Context also matters in ways that WAR doesn't capture. A player who performs well in high-leverage situations—with the game on the line in the late innings—might be more valuable than their WAR suggests, while a player who accumulates statistics in blowouts might be less valuable. WAR treats all runs equally, but not all runs are equally important to winning.

There's also the question of what we're really measuring. WAR tells us what happened, but it doesn't tell us what will happen. A player's WAR in one season is an imperfect predictor of their WAR in the next season. Injuries, aging, and random variation all intervene. Projection systems that attempt to forecast future WAR typically regress players toward average, acknowledging that extreme performances in either direction often don't persist.

The Revolution in Player Evaluation

Despite its imperfections, WAR represents a genuine revolution in how we understand baseball value. Before comprehensive metrics existed, player evaluation relied heavily on traditional statistics that captured only fragments of performance—batting average, home runs, runs batted in, wins for pitchers. These numbers were easy to understand but often misleading.

A player who hit for high average but rarely walked and played poor defense might have been overvalued. A player who drew walks, played excellent defense, and ran the bases intelligently might have been undervalued. WAR attempts to capture everything, weighting each component by its actual contribution to team success.

The statistic has also democratized baseball analysis. Anyone with internet access can look up a player's WAR on Baseball-Reference or FanGraphs and immediately get a sophisticated, contextualized assessment of their value.

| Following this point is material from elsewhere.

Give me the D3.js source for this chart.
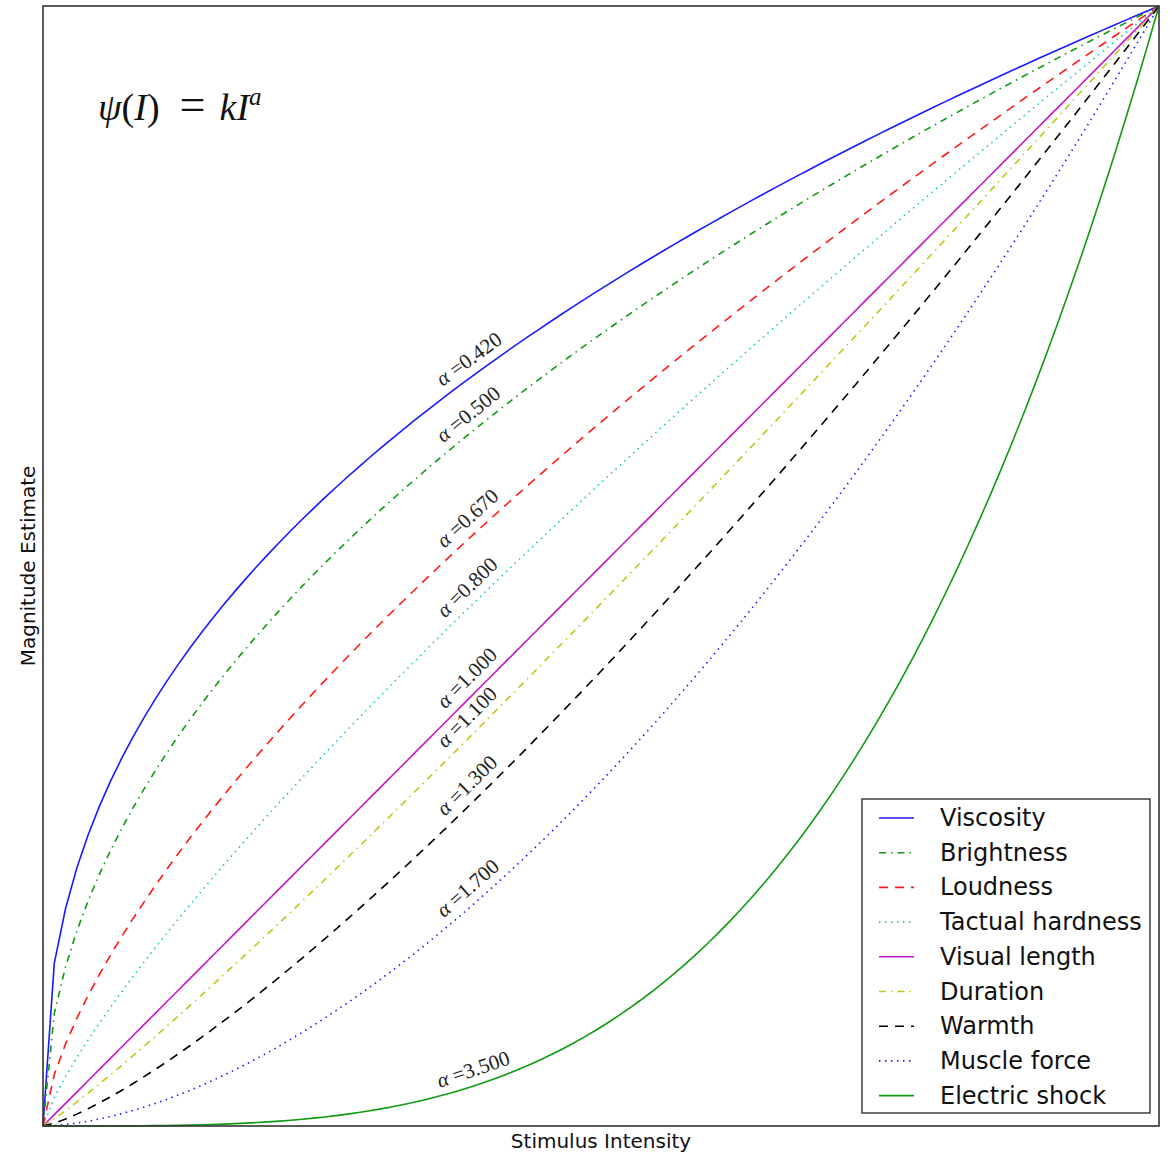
<!DOCTYPE html>
<html lang="en">
<head>
    <meta charset="UTF-8">
    <title>Stevens power law</title>
    <script src="https://d3js.org/d3.v7.min.js"></script>
    <style>
        body { margin: 0; background: #fff; }
        .frame { fill: none; stroke: #333; stroke-width: 1.6; }
        .curve { fill: none; stroke-width: 1.6; }
        .lbl { font-family: "Liberation Serif", serif; font-size: 21px; fill: #222; }
        .axlabel { font-family: "DejaVu Sans", sans-serif; font-size: 20px; fill: #111; }
        .legend text { font-family: "DejaVu Sans", sans-serif; font-size: 24px; fill: #111; }
    </style>
</head>
<body>
<svg width="1169" height="1153"></svg>

<script>
    // senses and Stevens exponents
    var senses = ['Viscosity', 'Brightness', 'Loudness', 'Tactual hardness', 'Visual length',
                  'Duration', 'Warmth', 'Muscle force', 'Electric shock'];
    var exponents = [0.42, 0.5, 0.67, 0.8, 1.0, 1.1, 1.3, 1.7, 3.5];
    var colors = ['#1a1aff', '#119911', '#ff1a1a', '#19c4c4', '#c419c4', '#c4c419', '#000000', '#1a1aff', '#119911'];
    var dashes = ['none', '7,5,1.5,5', '9,7', '1.5,4.5', 'none', '7,5,1.5,5', '9,7', '1.5,4.5', 'none'];

    var svg = d3.select('svg');
    var mLeft = 43, mTop = 6, mRight = 1159, mBottom = 1126;

    var x = d3.scaleLinear().domain([0, 1]).range([mLeft, mRight]);
    var y = d3.scaleLinear().domain([0, 1]).range([mBottom, mTop]);

    // stimulus samples, 100 points like np.linspace(0, 1, 100)
    var stim = d3.range(100).map(function(i) { return i / 99; });

    var line = d3.line()
            .x(function(d) { return x(d[0]); })
            .y(function(d) { return y(d[1]); });

    var plot = svg.append('g');

    exponents.forEach(function(a, i) {
        plot.append('path')
                .attr('class', 'curve')
                .attr('d', line(stim.map(function(s) { return [s, Math.pow(s, a)]; })))
                .attr('stroke', colors[i])
                .attr('stroke-dasharray', dashes[i]);
    });

    // exponent labels along curves
    var pxRatio = (mBottom - mTop) / (mRight - mLeft);
    exponents.forEach(function(a) {
        var t = 0.39;
        var slope = a * Math.pow(t, a - 1) * pxRatio;
        var ang = Math.atan(slope) * 180 / Math.PI;
        var g = plot.append('g')
                .attr('transform', 'translate(' + x(t) + ',' + y(Math.pow(t, a)) + ') rotate(' + (-ang) + ')');
        var txt = g.append('text')
                .attr('class', 'lbl')
                .attr('text-anchor', 'middle')
                .attr('y', -9);
        txt.append('tspan').attr('font-style', 'italic').text('α');
        txt.append('tspan').text(' =' + a.toFixed(3));
    });

    svg.append('rect')
            .attr('class', 'frame')
            .attr('x', mLeft).attr('y', mTop)
            .attr('width', mRight - mLeft).attr('height', mBottom - mTop);

    // formula
    var f = svg.append('text')
            .attr('x', 98).attr('y', 120)
            .style('font-family', '"Liberation Serif", serif')
            .style('font-size', '38px')
            .attr('fill', '#111');
    f.append('tspan').attr('font-style', 'italic').text('ψ');
    f.append('tspan').text('(');
    f.append('tspan').attr('font-style', 'italic').text('I');
    f.append('tspan').text(')');
    f.append('tspan').attr('dx', 20).style('font-size', '46px').text('=');
    f.append('tspan').attr('dx', 14).attr('font-style', 'italic').text('kI');
    f.append('tspan').attr('font-style', 'italic').attr('dy', -15).style('font-size', '25px').text('a');

    // axis labels
    svg.append('text')
            .attr('class', 'axlabel')
            .attr('text-anchor', 'middle')
            .attr('x', (mLeft + mRight) / 2).attr('y', 1148)
            .text('Stimulus Intensity');
    svg.append('text')
            .attr('class', 'axlabel')
            .attr('text-anchor', 'middle')
            .attr('transform', 'translate(35,' + ((mTop + mBottom) / 2) + ') rotate(-90)')
            .text('Magnitude Estimate');

    // legend
    var legend = svg.append('g').attr('class', 'legend');
    legend.append('rect')
            .attr('x', 862).attr('y', 799)
            .attr('width', 288).attr('height', 314)
            .attr('fill', '#fff').attr('stroke', '#222').attr('stroke-width', 1.3);
    senses.forEach(function(name, i) {
        var yy = 818 + i * 34.7;
        legend.append('line')
                .attr('x1', 879).attr('x2', 914)
                .attr('y1', yy).attr('y2', yy)
                .attr('stroke', colors[i]).attr('stroke-width', 1.6)
                .attr('stroke-dasharray', dashes[i]);
        legend.append('text')
                .attr('x', 940).attr('y', yy + 8)
                .text(name);
    });
</script>
</body>
</html>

What once required teams of analysts and proprietary databases is now freely available to fans, writers, and amateur analysts around the world.

Beyond the Major Leagues

The WAR framework has proven adaptable to different contexts. Researchers have developed versions for historical players going back to the nineteenth century, for Negro League players whose contributions were long undervalued, and even for minor league prospects. The basic question—how many wins did this player contribute above replacement level?—can be asked of any baseball context where performance data exists.

Other sports have developed their own analogous metrics. Basketball has Win Shares and various flavors of plus-minus statistics. Football has attempted quarterback rating systems and expected points models. Hockey has Wins Above Replacement calculations of its own. None have achieved quite the same level of acceptance as baseball's WAR, perhaps because baseball's discrete, measurable events make comprehensive evaluation more tractable than in more fluid sports.

The Ongoing Argument

Arguments about WAR are really arguments about what we value in baseball. Should we credit pitchers for the runs their team allowed, or only for the outcomes they directly controlled? How much should we reward players for playing difficult defensive positions? What exactly constitutes replacement level, and does it matter that different organizations define it slightly differently?

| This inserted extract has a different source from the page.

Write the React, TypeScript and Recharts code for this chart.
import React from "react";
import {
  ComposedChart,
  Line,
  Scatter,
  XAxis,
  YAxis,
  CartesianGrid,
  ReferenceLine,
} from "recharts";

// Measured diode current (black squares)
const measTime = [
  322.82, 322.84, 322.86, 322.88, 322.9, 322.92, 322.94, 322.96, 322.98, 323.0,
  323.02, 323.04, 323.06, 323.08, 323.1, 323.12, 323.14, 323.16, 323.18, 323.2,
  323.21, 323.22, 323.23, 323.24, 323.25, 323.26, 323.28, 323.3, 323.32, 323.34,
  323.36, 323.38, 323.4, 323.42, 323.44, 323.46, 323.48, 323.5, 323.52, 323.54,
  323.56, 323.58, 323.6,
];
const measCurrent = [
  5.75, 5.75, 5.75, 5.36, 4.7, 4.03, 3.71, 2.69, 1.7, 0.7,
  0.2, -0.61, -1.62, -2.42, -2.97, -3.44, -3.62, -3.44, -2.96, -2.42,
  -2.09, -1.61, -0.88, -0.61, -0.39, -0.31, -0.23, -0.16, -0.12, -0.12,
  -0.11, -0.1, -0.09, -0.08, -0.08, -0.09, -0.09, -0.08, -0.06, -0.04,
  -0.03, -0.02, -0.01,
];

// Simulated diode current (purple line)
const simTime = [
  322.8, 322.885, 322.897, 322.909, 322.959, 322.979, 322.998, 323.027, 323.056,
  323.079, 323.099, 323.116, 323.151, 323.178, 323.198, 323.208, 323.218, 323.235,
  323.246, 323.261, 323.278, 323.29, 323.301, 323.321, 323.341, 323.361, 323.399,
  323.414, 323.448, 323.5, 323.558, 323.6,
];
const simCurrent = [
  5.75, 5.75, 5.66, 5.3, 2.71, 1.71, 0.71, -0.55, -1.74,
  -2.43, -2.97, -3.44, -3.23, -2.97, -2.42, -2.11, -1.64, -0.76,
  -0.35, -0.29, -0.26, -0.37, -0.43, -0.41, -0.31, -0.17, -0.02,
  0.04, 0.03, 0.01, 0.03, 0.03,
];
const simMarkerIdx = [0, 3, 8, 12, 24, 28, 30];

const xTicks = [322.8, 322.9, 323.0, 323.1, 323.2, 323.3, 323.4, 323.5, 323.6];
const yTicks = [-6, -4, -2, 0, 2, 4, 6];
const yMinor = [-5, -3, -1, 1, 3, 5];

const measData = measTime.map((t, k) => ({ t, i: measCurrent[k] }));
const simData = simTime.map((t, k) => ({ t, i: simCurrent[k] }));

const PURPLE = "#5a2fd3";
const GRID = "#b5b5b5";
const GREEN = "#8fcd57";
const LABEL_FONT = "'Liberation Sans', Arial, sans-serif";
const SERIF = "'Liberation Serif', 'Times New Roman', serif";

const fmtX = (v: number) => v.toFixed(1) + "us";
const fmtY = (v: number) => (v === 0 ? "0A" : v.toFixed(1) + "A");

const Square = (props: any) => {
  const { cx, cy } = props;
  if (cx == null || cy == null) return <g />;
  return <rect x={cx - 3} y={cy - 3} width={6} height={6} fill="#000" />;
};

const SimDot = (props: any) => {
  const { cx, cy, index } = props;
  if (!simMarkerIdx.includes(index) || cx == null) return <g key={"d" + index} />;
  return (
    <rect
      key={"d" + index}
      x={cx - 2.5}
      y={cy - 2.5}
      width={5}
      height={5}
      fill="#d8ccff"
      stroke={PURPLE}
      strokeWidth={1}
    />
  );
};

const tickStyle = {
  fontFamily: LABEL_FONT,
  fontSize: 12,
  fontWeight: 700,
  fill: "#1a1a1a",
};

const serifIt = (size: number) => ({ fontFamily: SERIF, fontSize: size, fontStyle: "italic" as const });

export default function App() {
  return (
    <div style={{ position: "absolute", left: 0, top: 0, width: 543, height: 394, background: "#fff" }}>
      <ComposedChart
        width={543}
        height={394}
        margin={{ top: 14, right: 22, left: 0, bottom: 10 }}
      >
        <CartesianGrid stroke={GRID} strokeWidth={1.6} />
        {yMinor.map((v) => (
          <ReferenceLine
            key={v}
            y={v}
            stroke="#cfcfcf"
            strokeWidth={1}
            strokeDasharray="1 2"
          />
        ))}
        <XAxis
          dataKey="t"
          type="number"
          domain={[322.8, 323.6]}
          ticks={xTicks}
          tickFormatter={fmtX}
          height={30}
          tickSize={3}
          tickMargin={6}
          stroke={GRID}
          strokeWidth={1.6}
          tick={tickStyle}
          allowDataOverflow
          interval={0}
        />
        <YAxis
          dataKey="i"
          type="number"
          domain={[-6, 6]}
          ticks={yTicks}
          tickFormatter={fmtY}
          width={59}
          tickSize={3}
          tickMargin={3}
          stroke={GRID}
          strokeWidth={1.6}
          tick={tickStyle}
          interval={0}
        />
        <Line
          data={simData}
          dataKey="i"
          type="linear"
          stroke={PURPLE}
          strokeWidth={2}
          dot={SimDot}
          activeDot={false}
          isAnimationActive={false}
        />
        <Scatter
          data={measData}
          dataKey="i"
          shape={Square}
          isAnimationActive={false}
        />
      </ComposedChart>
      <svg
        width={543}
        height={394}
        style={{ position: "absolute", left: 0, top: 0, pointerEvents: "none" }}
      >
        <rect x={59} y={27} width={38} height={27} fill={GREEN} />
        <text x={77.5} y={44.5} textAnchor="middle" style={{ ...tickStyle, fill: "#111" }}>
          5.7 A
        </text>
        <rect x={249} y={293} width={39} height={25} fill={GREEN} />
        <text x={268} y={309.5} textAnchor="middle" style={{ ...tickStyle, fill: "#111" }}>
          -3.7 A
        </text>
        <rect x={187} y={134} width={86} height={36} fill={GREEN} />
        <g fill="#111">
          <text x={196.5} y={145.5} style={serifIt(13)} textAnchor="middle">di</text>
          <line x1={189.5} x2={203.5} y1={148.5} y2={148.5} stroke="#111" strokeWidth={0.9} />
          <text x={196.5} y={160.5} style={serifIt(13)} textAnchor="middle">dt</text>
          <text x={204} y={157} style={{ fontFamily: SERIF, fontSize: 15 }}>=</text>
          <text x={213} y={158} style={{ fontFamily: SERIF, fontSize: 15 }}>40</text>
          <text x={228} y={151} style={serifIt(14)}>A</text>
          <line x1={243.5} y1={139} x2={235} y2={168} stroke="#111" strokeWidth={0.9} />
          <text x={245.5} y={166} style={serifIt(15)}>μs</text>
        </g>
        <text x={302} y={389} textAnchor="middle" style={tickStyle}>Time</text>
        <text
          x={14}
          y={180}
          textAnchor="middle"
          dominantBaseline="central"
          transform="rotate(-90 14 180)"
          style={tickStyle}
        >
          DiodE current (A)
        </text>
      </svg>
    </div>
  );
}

These aren't just technical disputes. They reflect genuine disagreements about causation, credit, and value. When a pitcher has a low earned run average but a mediocre FIP, traditionalists and analytically-minded observers will disagree about how much credit the pitcher deserves. WAR doesn't resolve these debates—it crystallizes them.

Perhaps that's the statistic's most important contribution. By forcing us to make explicit assumptions about value and putting those assumptions into mathematical form, WAR has elevated the quality of baseball discourse. Even people who reject the specific numbers often find themselves engaging with the underlying questions in more sophisticated ways.

The next time you see a player's WAR listed—whether it's 2.3 or 7.1 or somewhere in between—you're seeing an attempt to answer one of sports' most fundamental questions: just how valuable is this player? The number won't be perfectly accurate, and different systems will give different answers, but the question itself is exactly right. And in baseball, where teams spend billions of dollars on player salaries each year, getting even approximately correct answers to that question is worth quite a lot.